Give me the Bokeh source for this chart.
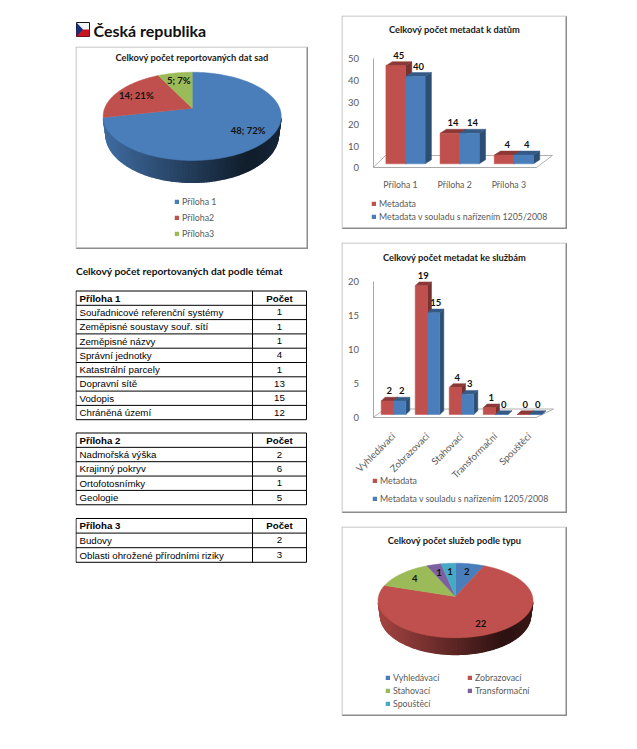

******************************

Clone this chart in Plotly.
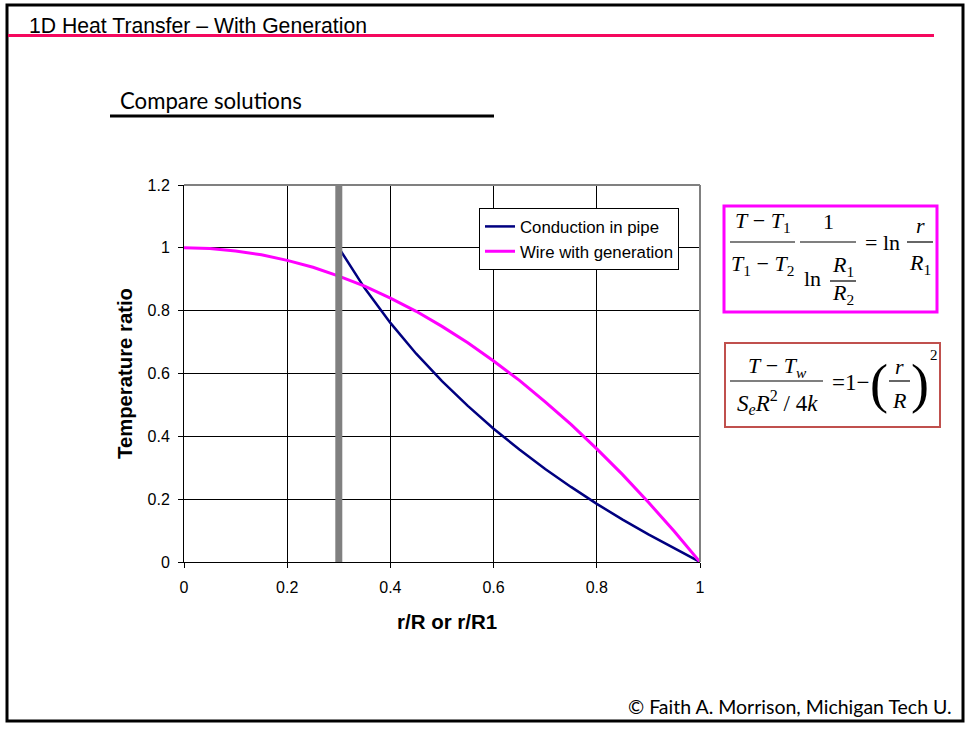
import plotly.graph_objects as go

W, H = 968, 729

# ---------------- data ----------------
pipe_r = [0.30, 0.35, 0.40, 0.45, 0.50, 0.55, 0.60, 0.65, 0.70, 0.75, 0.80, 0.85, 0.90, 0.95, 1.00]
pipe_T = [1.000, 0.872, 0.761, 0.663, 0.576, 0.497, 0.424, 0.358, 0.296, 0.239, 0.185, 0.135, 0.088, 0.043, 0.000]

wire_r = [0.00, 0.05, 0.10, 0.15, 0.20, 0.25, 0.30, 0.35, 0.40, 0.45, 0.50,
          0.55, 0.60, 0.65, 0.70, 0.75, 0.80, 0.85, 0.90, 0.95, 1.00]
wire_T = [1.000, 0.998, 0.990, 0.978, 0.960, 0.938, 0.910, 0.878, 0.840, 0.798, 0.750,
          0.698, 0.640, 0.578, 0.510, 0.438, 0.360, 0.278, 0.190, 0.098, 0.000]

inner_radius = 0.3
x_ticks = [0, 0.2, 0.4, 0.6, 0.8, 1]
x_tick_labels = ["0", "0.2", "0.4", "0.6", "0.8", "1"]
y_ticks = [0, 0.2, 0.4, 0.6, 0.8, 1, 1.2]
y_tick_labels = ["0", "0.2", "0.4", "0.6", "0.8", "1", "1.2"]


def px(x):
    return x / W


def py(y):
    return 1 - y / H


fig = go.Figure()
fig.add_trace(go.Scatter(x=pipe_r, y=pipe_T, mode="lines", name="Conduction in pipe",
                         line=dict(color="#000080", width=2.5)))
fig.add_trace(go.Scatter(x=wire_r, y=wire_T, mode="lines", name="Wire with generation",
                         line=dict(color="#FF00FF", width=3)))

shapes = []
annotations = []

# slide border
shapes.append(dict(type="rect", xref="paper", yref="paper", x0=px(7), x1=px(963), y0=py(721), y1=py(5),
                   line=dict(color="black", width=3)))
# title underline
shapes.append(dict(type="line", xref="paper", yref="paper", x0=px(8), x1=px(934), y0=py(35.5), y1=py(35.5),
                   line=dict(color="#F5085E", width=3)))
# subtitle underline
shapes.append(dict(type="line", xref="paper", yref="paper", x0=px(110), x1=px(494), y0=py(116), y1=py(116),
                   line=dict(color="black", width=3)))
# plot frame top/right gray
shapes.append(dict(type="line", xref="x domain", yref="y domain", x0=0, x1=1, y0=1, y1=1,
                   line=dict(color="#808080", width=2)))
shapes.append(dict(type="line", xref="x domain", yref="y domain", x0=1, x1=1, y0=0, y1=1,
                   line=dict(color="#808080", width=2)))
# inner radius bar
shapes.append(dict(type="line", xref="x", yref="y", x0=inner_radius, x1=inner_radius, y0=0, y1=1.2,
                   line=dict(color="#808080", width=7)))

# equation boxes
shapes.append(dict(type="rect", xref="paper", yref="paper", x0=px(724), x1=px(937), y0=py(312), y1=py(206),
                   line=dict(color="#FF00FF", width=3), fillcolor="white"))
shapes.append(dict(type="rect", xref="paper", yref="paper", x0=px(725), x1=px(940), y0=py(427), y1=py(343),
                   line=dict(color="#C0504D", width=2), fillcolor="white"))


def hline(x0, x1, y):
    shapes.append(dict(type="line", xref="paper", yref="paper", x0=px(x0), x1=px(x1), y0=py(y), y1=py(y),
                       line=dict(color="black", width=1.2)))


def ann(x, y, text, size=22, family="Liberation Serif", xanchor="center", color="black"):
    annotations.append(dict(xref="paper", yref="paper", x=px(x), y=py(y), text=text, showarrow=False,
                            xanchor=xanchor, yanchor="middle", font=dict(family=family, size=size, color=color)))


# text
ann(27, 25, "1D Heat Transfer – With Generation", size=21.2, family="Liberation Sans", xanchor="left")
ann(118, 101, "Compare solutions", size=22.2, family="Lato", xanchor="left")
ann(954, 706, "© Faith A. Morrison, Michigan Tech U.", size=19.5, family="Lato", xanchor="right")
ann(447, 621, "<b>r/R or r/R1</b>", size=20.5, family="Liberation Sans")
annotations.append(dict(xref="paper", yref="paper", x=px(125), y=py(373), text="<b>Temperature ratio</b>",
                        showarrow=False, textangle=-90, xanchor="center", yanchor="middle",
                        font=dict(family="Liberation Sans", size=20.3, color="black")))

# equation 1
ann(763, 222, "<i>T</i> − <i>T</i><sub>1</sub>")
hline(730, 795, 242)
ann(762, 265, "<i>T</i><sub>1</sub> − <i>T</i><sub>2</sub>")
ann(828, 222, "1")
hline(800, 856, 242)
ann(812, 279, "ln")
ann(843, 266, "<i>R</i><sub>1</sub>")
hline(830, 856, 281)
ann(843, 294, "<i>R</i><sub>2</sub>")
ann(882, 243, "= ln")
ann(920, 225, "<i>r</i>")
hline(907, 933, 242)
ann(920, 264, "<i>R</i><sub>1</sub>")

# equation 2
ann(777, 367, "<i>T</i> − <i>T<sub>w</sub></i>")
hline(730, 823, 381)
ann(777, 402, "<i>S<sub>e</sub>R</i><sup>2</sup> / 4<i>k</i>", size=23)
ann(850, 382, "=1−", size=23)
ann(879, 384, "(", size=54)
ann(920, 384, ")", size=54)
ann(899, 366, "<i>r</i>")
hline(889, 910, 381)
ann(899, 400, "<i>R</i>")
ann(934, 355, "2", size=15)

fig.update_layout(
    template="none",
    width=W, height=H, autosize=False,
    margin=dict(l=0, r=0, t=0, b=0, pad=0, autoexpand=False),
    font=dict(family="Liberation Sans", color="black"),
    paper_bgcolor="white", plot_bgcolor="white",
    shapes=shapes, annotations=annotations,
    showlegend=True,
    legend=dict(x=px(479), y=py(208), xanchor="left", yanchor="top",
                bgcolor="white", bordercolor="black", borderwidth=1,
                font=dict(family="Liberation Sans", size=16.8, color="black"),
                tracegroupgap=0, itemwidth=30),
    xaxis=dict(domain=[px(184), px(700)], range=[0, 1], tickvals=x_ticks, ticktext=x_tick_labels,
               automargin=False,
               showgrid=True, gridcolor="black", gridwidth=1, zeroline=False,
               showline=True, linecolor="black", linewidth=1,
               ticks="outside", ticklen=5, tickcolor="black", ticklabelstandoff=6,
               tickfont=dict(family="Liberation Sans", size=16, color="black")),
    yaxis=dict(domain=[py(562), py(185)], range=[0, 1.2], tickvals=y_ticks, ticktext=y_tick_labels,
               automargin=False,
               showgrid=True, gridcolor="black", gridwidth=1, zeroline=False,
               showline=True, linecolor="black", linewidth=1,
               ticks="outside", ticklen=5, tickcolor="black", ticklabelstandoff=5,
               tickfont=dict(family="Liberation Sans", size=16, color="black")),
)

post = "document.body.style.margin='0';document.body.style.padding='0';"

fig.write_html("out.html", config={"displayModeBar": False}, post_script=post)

******************************

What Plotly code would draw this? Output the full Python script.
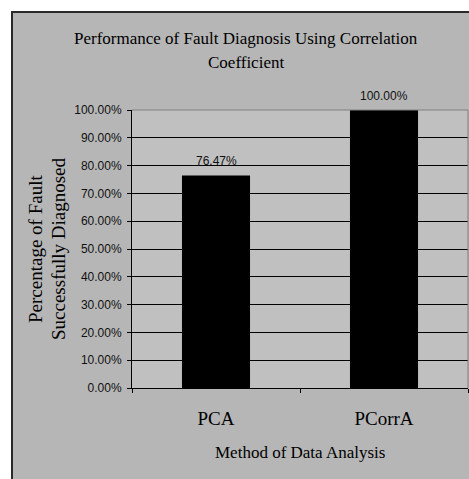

******************************

:: SHORT PROBLEM ::
From the records above, transcribe exactly the lines starting at the one containing "Clone this chart in Plotly." and ending at the one containing "W, H = 968, 729". Skip the pictures.

:: RESULT FOR THIS EXERCISE ::
Clone this chart in Plotly.
import plotly.graph_objects as go

W, H = 968, 729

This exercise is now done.